Posted by james dean123 on September 30, 2008, at 3:13:30
As many people including those closest to me have told me many times that i have a very low tolerance to stress, pain, depression etc..
i know people have suffered depressio worse than mine but i am looing for some advise! So let me begin.
I had for the first time at the age of 30 came accross the most fabulous thing in the universe that cured all my problems. It was always the solution to all my problems and it was going to make me take home the nobel prize some day. It was Cocaine! To make along story short in just over 14 months of 24/7 cocaine binge addiction! To add many years of steriod {anabolic)abuse! It cost me my house, my car, a criminal record,credit score of 790 to 810 down to 520! and thousands of dollars ! But nothing compared to the DEPRESSION and ANXIETY so severe, that I would rather not live and may even chose a painful death than experience the deepest portion of my deression and anxiety. (I believed it was HELL ON EARTH) I had a constant fear that is hard to describe but comparable to being told you have been diagnosed with a terminal illness (9 aids or cancer).The greatest pain/fear was along side the depression I was in a state i was in a state of emotional and physical pain (feeling electicity flowing thru my veins without relief. Intermitent aches thru upper extremites! I was unable to care for or even hold my 3 y/o son !!!! Horrifying, terrifying "GUT RENCHING PAIN" that is triggered by the thought of simple tasks of openping my mail, answering my phone and worst of all listen to my telephone messages!

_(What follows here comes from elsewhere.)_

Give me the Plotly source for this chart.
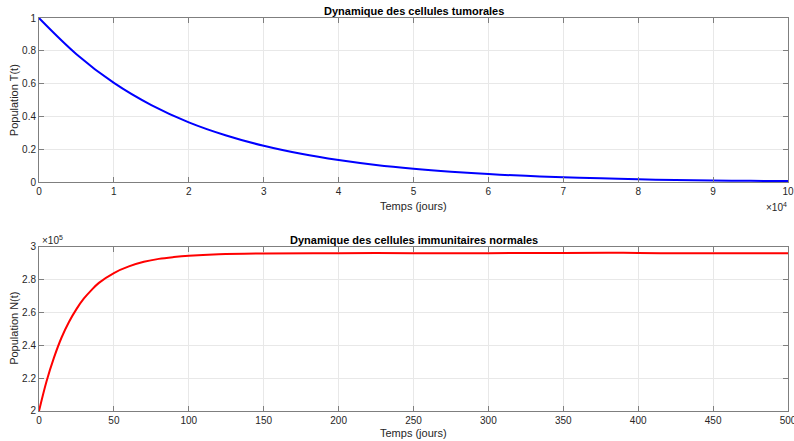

I am a registered nurse of 8 years and have been in the geriatric psych field!
I have tried effexor that did not help. I was then placed on generic wellbutrin this just intensified my symptoms!
Its has been six months and i am able to fuction at work but have no ambition and am bored all the time .. I am not able to enjoy life or the time i spend with my 3 year old son.
Any suggestions? ECT?? A New antidepresssant?